Tuesday, April 27, 2010

Bloggin fi Peach

31 years after Blair Peach was killed on Beechcroft Avenue, Southall, on St George's Day 1979, the police have finally published the report written by Commander John Cass, along with other material they collected in the investigation. The release of the documents is a victory for Celia Stubbs, Peach's partner, especially since, as was always suspected, the report more or less confirms the widely-held view that Blair Peach was killed by a member of the Metropolitan Police Special Patrol Group (the SPG), a quasi-military outfit who had been accused of excesses against minorities throughout the 1970s.
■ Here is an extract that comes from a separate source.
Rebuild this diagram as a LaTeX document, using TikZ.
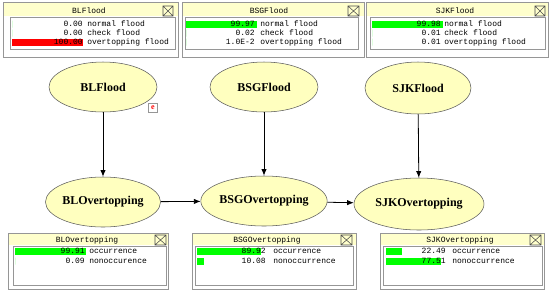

As a boy the famous Wanted For Murder of Blair Peach poster was up in the front hall, and my mum told me that they knew who had done it, and that the SPG had got away with murder. But I had never read the reports of the police riot that day in Southall until now. The shocking events and even more shocking inquest and cover-up make me angry even today. And when you hear David McNee, then Met Commissioner, quoted as telling a black journalist: "If you keep off the streets of London and behave yourselves you won't have the SPG to worry about," it makes you wonder how people could stop from rioting themselves. (Oh, they couldn't.)

Nowadays there's hardly any riots, the police don't wade in quite as much, but of course they still kill people. You'd hope they pay a bit of attention to this report now. It's not the moaning minnies of the left that's accusing them this time, it's one of their own. There won't be a murder prosecution but it would be nice if the police taught their recruits the history. I'm not hopeful - when I met the riot squad guarding the G8 anarchist camp, they told me they'd never heard of the Battle of the Beanfield, and they did agree that it might sometimes be helpful to know a bit about why in particular people already think they're a bunch of cunts.